***** Material *****

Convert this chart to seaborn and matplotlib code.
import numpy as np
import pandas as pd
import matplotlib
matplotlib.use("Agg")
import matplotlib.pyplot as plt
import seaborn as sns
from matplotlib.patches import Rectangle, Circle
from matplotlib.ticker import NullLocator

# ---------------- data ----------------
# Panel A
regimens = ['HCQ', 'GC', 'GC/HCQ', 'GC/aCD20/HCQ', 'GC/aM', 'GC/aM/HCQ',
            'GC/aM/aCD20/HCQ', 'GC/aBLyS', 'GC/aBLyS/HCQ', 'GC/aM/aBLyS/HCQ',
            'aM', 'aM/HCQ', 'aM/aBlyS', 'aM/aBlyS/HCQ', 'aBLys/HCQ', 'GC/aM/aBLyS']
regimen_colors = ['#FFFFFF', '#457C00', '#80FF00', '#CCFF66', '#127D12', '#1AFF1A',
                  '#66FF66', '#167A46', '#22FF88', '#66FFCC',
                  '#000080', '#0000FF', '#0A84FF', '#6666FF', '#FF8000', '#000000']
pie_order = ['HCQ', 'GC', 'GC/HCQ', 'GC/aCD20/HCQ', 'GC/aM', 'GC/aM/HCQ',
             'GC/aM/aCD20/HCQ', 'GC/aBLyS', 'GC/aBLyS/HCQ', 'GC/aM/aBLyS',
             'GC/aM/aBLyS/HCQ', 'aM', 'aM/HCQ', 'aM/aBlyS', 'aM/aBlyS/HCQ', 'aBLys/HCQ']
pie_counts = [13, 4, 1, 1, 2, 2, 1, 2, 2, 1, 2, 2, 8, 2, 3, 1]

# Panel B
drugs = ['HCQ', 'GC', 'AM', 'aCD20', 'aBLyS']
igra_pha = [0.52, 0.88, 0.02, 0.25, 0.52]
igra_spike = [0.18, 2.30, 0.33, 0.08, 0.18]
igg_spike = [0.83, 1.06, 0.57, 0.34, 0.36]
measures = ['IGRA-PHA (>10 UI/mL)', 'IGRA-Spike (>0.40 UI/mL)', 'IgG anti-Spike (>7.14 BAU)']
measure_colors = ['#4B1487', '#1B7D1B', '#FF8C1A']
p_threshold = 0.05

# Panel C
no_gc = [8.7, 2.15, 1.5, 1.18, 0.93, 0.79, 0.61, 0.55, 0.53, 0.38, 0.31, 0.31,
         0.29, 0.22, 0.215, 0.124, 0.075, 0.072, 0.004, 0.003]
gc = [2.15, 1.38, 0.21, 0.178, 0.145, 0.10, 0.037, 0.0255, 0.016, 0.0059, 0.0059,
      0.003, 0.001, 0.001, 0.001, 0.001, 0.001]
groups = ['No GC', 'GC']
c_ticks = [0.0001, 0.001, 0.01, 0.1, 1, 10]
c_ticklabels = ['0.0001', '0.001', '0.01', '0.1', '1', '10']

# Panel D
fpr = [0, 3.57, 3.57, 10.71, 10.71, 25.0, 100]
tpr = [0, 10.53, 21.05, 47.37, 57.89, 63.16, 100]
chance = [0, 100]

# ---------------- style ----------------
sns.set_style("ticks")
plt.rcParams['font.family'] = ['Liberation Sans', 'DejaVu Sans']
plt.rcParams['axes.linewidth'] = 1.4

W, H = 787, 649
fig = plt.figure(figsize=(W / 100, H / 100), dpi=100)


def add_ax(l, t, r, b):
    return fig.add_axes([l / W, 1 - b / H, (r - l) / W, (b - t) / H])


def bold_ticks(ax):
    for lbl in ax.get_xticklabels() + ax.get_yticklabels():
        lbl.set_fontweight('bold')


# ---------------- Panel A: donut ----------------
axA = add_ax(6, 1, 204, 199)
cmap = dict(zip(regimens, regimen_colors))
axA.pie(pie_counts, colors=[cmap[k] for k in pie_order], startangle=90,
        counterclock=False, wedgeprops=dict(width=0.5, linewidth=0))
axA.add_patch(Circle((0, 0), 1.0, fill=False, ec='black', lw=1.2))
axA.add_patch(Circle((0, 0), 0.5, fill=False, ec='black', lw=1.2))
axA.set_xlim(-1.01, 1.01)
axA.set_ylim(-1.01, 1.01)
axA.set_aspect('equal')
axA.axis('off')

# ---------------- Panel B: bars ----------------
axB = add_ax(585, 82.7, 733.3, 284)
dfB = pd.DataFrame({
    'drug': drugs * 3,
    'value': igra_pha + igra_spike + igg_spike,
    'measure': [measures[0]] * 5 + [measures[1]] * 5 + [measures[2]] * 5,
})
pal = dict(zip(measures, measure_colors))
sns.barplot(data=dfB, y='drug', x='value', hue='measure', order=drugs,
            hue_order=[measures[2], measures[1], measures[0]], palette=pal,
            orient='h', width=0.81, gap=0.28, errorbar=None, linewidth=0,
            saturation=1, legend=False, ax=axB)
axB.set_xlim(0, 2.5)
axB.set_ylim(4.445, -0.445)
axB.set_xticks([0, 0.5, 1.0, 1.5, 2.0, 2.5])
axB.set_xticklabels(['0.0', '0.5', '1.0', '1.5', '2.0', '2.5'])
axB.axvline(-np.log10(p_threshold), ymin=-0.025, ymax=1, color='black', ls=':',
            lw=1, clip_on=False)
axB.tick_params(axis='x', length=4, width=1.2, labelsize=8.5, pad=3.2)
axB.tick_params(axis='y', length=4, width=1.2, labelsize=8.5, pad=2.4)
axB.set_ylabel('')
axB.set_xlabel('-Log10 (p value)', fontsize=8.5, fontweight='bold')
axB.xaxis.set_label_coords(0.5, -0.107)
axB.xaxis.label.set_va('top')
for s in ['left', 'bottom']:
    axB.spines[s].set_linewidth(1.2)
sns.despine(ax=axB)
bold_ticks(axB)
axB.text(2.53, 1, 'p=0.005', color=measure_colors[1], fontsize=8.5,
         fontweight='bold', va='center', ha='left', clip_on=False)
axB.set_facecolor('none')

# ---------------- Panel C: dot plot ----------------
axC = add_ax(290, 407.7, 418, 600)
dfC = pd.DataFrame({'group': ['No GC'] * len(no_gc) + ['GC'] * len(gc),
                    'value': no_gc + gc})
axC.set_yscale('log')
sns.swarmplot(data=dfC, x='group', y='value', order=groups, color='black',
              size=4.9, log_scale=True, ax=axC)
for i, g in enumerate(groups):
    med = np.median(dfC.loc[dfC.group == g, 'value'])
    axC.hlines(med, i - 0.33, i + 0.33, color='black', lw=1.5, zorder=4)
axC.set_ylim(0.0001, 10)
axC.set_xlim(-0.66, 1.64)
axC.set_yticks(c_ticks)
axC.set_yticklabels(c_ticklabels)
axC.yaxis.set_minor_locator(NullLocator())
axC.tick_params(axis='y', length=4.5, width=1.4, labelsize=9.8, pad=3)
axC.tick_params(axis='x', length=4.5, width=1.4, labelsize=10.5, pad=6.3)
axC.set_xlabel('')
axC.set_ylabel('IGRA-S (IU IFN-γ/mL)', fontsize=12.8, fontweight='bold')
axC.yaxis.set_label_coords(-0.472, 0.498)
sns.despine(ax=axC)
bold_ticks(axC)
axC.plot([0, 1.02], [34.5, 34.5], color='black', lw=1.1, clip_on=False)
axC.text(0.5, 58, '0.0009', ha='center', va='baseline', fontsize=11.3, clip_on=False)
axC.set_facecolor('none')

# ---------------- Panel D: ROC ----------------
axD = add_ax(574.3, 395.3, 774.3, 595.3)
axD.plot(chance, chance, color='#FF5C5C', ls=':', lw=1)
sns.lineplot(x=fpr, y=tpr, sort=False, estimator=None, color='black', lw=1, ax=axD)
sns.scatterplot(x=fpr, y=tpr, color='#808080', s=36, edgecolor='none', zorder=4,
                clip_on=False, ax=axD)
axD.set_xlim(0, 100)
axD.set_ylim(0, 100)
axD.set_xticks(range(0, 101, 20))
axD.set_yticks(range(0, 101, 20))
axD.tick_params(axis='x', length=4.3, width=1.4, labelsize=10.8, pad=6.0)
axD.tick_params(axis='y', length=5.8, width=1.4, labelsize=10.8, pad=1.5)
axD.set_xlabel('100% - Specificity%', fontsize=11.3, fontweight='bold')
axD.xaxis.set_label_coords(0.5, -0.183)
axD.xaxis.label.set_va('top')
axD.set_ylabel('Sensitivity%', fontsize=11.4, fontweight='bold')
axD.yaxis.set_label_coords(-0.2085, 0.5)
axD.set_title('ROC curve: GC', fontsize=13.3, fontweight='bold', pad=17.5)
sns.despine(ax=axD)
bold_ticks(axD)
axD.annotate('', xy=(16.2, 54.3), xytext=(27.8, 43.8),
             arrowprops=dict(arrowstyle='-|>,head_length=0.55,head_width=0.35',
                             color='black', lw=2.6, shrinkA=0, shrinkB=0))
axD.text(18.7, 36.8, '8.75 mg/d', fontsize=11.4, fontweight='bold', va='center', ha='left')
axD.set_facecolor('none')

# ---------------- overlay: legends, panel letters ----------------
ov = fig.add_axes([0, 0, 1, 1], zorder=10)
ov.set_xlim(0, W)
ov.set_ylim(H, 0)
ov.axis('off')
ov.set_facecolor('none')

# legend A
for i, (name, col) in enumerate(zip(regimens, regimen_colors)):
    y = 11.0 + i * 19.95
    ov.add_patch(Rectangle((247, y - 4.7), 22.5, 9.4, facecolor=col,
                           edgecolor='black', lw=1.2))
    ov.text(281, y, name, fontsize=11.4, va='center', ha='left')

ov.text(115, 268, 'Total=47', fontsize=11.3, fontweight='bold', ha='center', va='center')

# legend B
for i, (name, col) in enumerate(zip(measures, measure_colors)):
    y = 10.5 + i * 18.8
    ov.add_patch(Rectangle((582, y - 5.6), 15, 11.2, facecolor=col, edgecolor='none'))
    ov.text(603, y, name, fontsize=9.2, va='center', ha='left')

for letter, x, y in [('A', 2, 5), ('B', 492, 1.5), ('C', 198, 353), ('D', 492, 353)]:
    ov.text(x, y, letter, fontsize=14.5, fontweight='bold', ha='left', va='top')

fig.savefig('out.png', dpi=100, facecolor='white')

*****

■ What is expected
Gather up the lines that contain the word "matplotlib".

■ Task result
Convert this chart to seaborn and matplotlib code.
import matplotlib
matplotlib.use("Agg")
import matplotlib.pyplot as plt
from matplotlib.patches import Rectangle, Circle
from matplotlib.ticker import NullLocator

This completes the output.